L’indemnisation du préjudice d’anxiété des travailleurs exposés à l’amiante : une nouvelle avancée

CASS. PLEN. 2 avril 2021

Par un récent arrêt rendu le 2 avril 2021, l’assemblée plénière de la Cour de cassation a opéré un revirement de jurisprudence remarqué concernant le préjudice d’anxiété.

Qu’est-ce-que le préjudice d’anxiété ?

D’abord le « préjudice d’anxiété répare l’ensemble des troubles psychologiques, y compris ceux liés au bouleversement dans les conditions d’existence, résultant du risque de déclaration à tout moment d’une maladie liée à l’amiante » selon les arrêts de la chambre sociale de la cour de cassation en date du 25 septembre 2013 n°12-12.883 et du 3 mars 2015 n°13-21.865 et n°13-21.832.

De plus, la perte d’espérance de vie est également incluse dans le préjudice d’anxiété (3 mars 2015, n°13-21.832).

Il convient ensuite de rappeler le cadre juridique de la réparation du préjudice d’anxiété.

L’existence du préjudice d’anxiété remonte à la loi n° 98-1194 du 23 décembre 1998 de financement de la sécurité sociale modifiée par la loi n°2016-1827 du 23 Décembre 2016 article 34 ayant instauré pour les travailleurs exposés à l’amiante, sans être atteints d’une maladie professionnelle consécutive à cette exposition, un mécanisme de départ anticipé à la retraite.

Afin de bien comprendre l’enjeu de cette décision, il convient de revenir sur les faits ainsi que sur la procédure.

Faits et procédure 

En l'espèce, un salarié avait soulevé à l'occasion d'un litige l'opposant à son employeur une demande de dommages et intérêts permettant de compenser son préjudice d'anxiété résultant de son exposition à l'amiante durant plusieurs années.
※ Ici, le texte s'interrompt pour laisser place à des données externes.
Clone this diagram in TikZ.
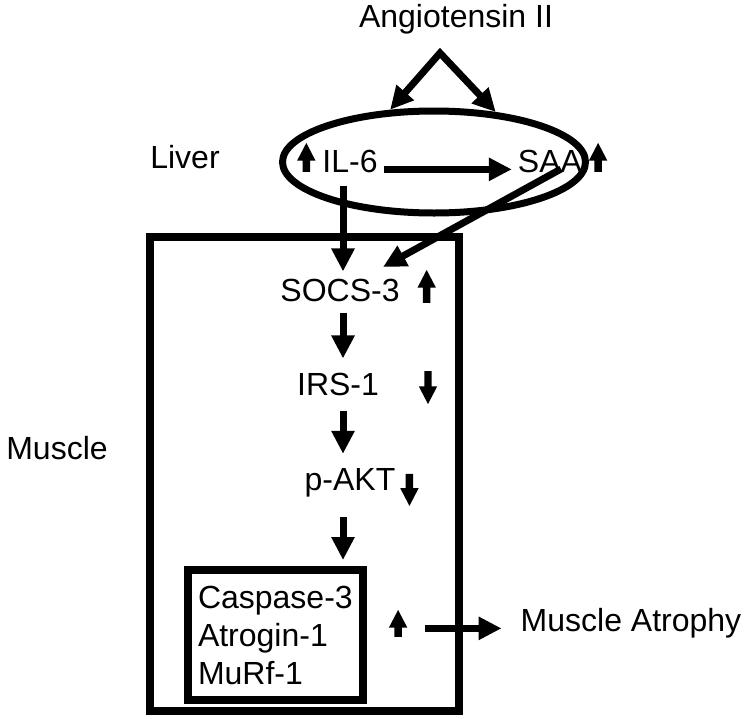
\documentclass[tikz,border=0pt]{standalone}
\usepackage{fontspec}
\setmainfont{Liberation Sans}
\usetikzlibrary{arrows.meta,positioning,shapes.geometric,shapes.arrows}

\begin{document}
\begin{tikzpicture}[
		x=1pt, y=-1pt,
		every node/.style={font=\fontsize{32}{38}\selectfont, inner sep=0pt},
		lbl/.style={anchor=base},
		box/.style={draw, line width=8pt},
		>={Triangle[length=23pt,width=22pt]},
		flow/.style={line width=7pt, ->},
		upmark/.style={fill, single arrow, shape border rotate=90, inner sep=3.5pt,
				single arrow head extend=5.5pt, single arrow tip angle=55},
		downmark/.style={upmark, shape border rotate=270}
	]

	\useasboundingbox (0,0) rectangle (750,718);

	% compartments
	\node[draw, ellipse, line width=7pt, minimum width=303pt, minimum height=102pt] (liver) at (434,162) {};
	\node[box, minimum width=309pt, minimum height=474pt] (muscle) at (304.5,474) {};

	% labels
	\node[lbl] (ang) at (456,27) {Angiotensin II};
	\node[lbl] (liverlbl) at (185,168) {Liver};
	\node[lbl] (musclelbl) at (57,459) {Muscle};
	\node[lbl] (il6) at (350,172) {IL-6};
	\node[lbl] (saa) at (550,172) {SAA};
	\node[lbl] (socs) at (340,301) {SOCS-3};
	\node[lbl] (irs) at (338,395) {IRS-1};
	\node[lbl] (akt) at (350,490) {p-AKT};
	\node[box, text width=155pt, inner xsep=10pt, minimum height=130pt, align=left] (genes) at (275.5,635)
		{Caspase-3\\Atrogin-1\\MuRf-1};
	\node[lbl] (atrophy) at (631,631) {Muscle Atrophy};

	% up / down marks
	\node[upmark, minimum height=29pt, left=12pt of il6] (il6up) {};
	\node[upmark, minimum height=29pt, right=12pt of saa] (saaup) {};
	\node[upmark, minimum height=33pt, right=23pt of socs] (socsup) {};
	\node[downmark, minimum height=33pt, right=45pt of irs] (irsdown) {};
	\node[downmark, minimum height=32pt, right=10pt of akt, yshift=-4pt] (aktdown) {};
	\node[upmark, minimum height=27pt, right=22pt of genes, yshift=8pt] (genesup) {};

	% connectors
	\coordinate (apex) at (440,53);
	\coordinate (spine) at (343,0);
	\coordinate (saaout) at (561,169);
	\coordinate (socsin) at (383,267);

	\draw[flow, <->, line join=miter] (liver.130) -- (apex) -- (liver.39);
	\draw[flow, shorten <=6pt, shorten >=6pt] (il6.mid east) -- (saa.mid west);
	\draw[flow, shorten <=13pt, shorten >=7pt] (il6.south -| spine) -- (socs.north -| spine);
	\draw[flow] (saaout) -- (socsin);
	\draw[flow, shorten <=11pt, shorten >=14pt] (socs.south -| spine) -- (irs.north -| spine);
	\draw[flow, shorten <=15pt, shorten >=14pt] (irs.south -| spine) -- (akt.north -| spine);
	\draw[flow, shorten <=20pt, shorten >=6pt] (akt.south -| spine) -- (genes.north -| spine);
	\draw[flow, shorten <=58pt, shorten >=19pt, yshift=4pt] (atrophy.mid west -| genes.east) -- (atrophy.mid west);

\end{tikzpicture}
\end{document}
Ce dernier n’était cependant pas éligible à l’ACAATA (allocation de cessation anticipée d’activité des travailleurs de l’amiante) et a obtenu en 2015 une indemnité en réparation de son préjudice d’anxiété.

En effet, les juges d’appel ont ici retenu la responsabilité de l’employeur pour manquement à son obligation de sécurité. Il est vrai que l'employeur a l'obligation de prendre toutes les mesures nécessaires pour assurer la sécurité et protéger la santé des salariés de l'entreprise.

Cependant, cette décision a été censurée en 2016. En effet, à cette période la position de la Haute Juridiction revenait à dire que « la réparation du préjudice d’anxiété n’est admise, pour les salariés exposés à l’amiante, qu’au profit de ceux remplissant les conditions prévues par l’article 41 de la loi du 23 décembre 1998 et l’arrêté ministériel » c’est-à-dire les salariés éligibles à l’ACAATA).

Néanmoins, la jurisprudence de la Haute Juridiction ayant évolué sur ce point à la suite de cet arrêt de cassation, le salarié conteste la décision de renvoi, par un même moyen contenu dans un nouveau pourvoi, déclaré recevable par l'Assemblée plénière à l'issue d'un revirement de jurisprudence.

Du point de vue substantiel, l’arrêt attaqué qui s’était conformé à la doctrine antérieure de la Cour de cassation, c’est-à-dire pas d’indemnisation du préjudice d’anxiété des salariés exposés à l’amiante s’ils ne sont pas éligibles à l’ACAATA, est cassé.

En effet, les salariés ayant travaillé dans un établissement qui n’est ni visé par l’article 41 de la loi du 23 décembre 1998 ni mentionné sur un arrêté ministériel pris en application de ce texte peuvent poursuivre la réparation d’un préjudice d’anxiété sur le fondement du droit commun de la responsabilité, la Cour de Cassation considère que cela se justifie par l’obligation de sécurité qui incombe l’employeur.